Objective — Output the material below in full, exactly as it is.

Collected data —
-*-*-

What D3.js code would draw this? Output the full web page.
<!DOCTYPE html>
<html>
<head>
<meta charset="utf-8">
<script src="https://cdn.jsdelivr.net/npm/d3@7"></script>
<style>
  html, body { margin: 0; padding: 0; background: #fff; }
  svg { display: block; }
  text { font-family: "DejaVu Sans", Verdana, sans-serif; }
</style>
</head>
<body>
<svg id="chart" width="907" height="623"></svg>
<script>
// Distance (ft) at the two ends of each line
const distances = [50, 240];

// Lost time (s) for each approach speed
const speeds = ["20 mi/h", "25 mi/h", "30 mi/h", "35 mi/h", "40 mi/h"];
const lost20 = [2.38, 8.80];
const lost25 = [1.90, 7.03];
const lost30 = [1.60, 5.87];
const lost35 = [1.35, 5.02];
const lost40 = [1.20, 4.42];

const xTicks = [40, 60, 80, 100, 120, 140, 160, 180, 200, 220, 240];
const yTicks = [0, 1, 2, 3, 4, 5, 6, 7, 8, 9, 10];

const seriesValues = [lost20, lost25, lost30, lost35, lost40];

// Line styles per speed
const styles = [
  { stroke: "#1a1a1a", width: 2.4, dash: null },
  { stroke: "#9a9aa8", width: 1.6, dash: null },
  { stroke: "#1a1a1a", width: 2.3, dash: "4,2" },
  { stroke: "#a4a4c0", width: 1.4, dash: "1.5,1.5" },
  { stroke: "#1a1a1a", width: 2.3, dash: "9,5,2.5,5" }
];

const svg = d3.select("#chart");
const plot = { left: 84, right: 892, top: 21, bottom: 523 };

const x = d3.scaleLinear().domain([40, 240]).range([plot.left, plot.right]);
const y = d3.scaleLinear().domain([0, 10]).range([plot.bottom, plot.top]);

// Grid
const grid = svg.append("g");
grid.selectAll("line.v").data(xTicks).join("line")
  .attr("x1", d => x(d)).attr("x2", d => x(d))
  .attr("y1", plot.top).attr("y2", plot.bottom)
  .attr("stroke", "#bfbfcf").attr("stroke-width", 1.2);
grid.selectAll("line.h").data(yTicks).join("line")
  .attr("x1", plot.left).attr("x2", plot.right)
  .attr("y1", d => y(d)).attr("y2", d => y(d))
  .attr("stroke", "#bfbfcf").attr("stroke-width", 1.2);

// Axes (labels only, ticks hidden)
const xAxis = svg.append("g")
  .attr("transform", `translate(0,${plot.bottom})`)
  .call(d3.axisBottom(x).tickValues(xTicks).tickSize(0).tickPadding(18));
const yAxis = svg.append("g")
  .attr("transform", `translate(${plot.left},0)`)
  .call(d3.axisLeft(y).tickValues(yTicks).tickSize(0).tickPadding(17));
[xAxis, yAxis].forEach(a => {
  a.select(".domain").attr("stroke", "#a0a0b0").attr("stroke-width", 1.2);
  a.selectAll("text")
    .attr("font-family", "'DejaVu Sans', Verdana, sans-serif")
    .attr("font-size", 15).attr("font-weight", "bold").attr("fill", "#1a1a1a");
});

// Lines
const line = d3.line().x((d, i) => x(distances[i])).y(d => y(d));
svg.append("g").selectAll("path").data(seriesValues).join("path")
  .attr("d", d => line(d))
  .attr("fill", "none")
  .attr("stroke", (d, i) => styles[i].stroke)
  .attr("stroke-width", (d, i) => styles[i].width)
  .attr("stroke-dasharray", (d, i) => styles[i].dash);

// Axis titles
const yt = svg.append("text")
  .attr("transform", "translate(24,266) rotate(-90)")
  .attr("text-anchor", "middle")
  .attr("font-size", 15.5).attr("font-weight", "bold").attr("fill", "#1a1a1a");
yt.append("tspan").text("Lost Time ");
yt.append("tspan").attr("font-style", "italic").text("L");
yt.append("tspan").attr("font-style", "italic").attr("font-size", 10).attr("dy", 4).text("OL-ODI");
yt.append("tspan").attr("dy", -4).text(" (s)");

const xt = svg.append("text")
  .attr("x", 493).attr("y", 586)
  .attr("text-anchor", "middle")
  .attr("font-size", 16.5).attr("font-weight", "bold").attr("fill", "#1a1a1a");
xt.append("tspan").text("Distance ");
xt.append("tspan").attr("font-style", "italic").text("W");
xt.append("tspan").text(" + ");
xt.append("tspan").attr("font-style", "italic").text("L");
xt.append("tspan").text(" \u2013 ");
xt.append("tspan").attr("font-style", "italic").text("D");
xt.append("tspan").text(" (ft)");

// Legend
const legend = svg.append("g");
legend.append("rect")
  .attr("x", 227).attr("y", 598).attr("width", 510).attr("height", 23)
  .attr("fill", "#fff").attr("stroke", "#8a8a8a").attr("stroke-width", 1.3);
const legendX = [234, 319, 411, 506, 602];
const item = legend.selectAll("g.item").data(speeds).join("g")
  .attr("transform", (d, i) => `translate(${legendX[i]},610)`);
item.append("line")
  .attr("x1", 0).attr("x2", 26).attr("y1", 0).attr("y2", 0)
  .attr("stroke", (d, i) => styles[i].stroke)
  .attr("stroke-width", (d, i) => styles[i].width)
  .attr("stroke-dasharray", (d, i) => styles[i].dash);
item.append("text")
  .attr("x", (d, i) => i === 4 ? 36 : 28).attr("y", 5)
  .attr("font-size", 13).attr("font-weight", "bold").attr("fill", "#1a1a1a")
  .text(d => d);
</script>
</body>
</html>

-*-*-

Solution for this problem —
What D3.js code would draw this? Output the full web page.
<!DOCTYPE html>
<html>
<head>
<meta charset="utf-8">
<script src="https://cdn.jsdelivr.net/npm/d3@7"></script>
<style>
  html, body { margin: 0; padding: 0; background: #fff; }
  svg { display: block; }
  text { font-family: "DejaVu Sans", Verdana, sans-serif; }
</style>
</head>
<body>
<svg id="chart" width="907" height="623"></svg>
<script>
// Distance (ft) at the two ends of each line
const distances = [50, 240];

// Lost time (s) for each approach speed
const speeds = ["20 mi/h", "25 mi/h", "30 mi/h", "35 mi/h", "40 mi/h"];
const lost20 = [2.38, 8.80];
const lost25 = [1.90, 7.03];
const lost30 = [1.60, 5.87];
const lost35 = [1.35, 5.02];
const lost40 = [1.20, 4.42];

const xTicks = [40, 60, 80, 100, 120, 140, 160, 180, 200, 220, 240];
const yTicks = [0, 1, 2, 3, 4, 5, 6, 7, 8, 9, 10];

const seriesValues = [lost20, lost25, lost30, lost35, lost40];

// Line styles per speed
const styles = [
  { stroke: "#1a1a1a", width: 2.4, dash: null },
  { stroke: "#9a9aa8", width: 1.6, dash: null },
  { stroke: "#1a1a1a", width: 2.3, dash: "4,2" },
  { stroke: "#a4a4c0", width: 1.4, dash: "1.5,1.5" },
  { stroke: "#1a1a1a", width: 2.3, dash: "9,5,2.5,5" }
];

const svg = d3.select("#chart");
const plot = { left: 84, right: 892, top: 21, bottom: 523 };

const x = d3.scaleLinear().domain([40, 240]).range([plot.left, plot.right]);
const y = d3.scaleLinear().domain([0, 10]).range([plot.bottom, plot.top]);

// Grid
const grid = svg.append("g");
grid.selectAll("line.v").data(xTicks).join("line")
  .attr("x1", d => x(d)).attr("x2", d => x(d))
  .attr("y1", plot.top).attr("y2", plot.bottom)
  .attr("stroke", "#bfbfcf").attr("stroke-width", 1.2);
grid.selectAll("line.h").data(yTicks).join("line")
  .attr("x1", plot.left).attr("x2", plot.right)
  .attr("y1", d => y(d)).attr("y2", d => y(d))
  .attr("stroke", "#bfbfcf").attr("stroke-width", 1.2);

// Axes (labels only, ticks hidden)
const xAxis = svg.append("g")
  .attr("transform", `translate(0,${plot.bottom})`)
  .call(d3.axisBottom(x).tickValues(xTicks).tickSize(0).tickPadding(18));
const yAxis = svg.append("g")
  .attr("transform", `translate(${plot.left},0)`)
  .call(d3.axisLeft(y).tickValues(yTicks).tickSize(0).tickPadding(17));
[xAxis, yAxis].forEach(a => {
  a.select(".domain").attr("stroke", "#a0a0b0").attr("stroke-width", 1.2);
  a.selectAll("text")
    .attr("font-family", "'DejaVu Sans', Verdana, sans-serif")
    .attr("font-size", 15).attr("font-weight", "bold").attr("fill", "#1a1a1a");
});

// Lines
const line = d3.line().x((d, i) => x(distances[i])).y(d => y(d));
svg.append("g").selectAll("path").data(seriesValues).join("path")
  .attr("d", d => line(d))
  .attr("fill", "none")
  .attr("stroke", (d, i) => styles[i].stroke)
  .attr("stroke-width", (d, i) => styles[i].width)
  .attr("stroke-dasharray", (d, i) => styles[i].dash);

// Axis titles
const yt = svg.append("text")
  .attr("transform", "translate(24,266) rotate(-90)")
  .attr("text-anchor", "middle")
  .attr("font-size", 15.5).attr("font-weight", "bold").attr("fill", "#1a1a1a");
yt.append("tspan").text("Lost Time ");
yt.append("tspan").attr("font-style", "italic").text("L");
yt.append("tspan").attr("font-style", "italic").attr("font-size", 10).attr("dy", 4).text("OL-ODI");
yt.append("tspan").attr("dy", -4).text(" (s)");

const xt = svg.append("text")
  .attr("x", 493).attr("y", 586)
  .attr("text-anchor", "middle")
  .attr("font-size", 16.5).attr("font-weight", "bold").attr("fill", "#1a1a1a");
xt.append("tspan").text("Distance ");
xt.append("tspan").attr("font-style", "italic").text("W");
xt.append("tspan").text(" + ");
xt.append("tspan").attr("font-style", "italic").text("L");
xt.append("tspan").text(" \u2013 ");
xt.append("tspan").attr("font-style", "italic").text("D");
xt.append("tspan").text(" (ft)");

// Legend
const legend = svg.append("g");
legend.append("rect")
  .attr("x", 227).attr("y", 598).attr("width", 510).attr("height", 23)
  .attr("fill", "#fff").attr("stroke", "#8a8a8a").attr("stroke-width", 1.3);
const legendX = [234, 319, 411, 506, 602];
const item = legend.selectAll("g.item").data(speeds).join("g")
  .attr("transform", (d, i) => `translate(${legendX[i]},610)`);
item.append("line")
  .attr("x1", 0).attr("x2", 26).attr("y1", 0).attr("y2", 0)
  .attr("stroke", (d, i) => styles[i].stroke)
  .attr("stroke-width", (d, i) => styles[i].width)
  .attr("stroke-dasharray", (d, i) => styles[i].dash);
item.append("text")
  .attr("x", (d, i) => i === 4 ? 36 : 28).attr("y", 5)
  .attr("font-size", 13).attr("font-weight", "bold").attr("fill", "#1a1a1a")
  .text(d => d);
</script>
</body>
</html>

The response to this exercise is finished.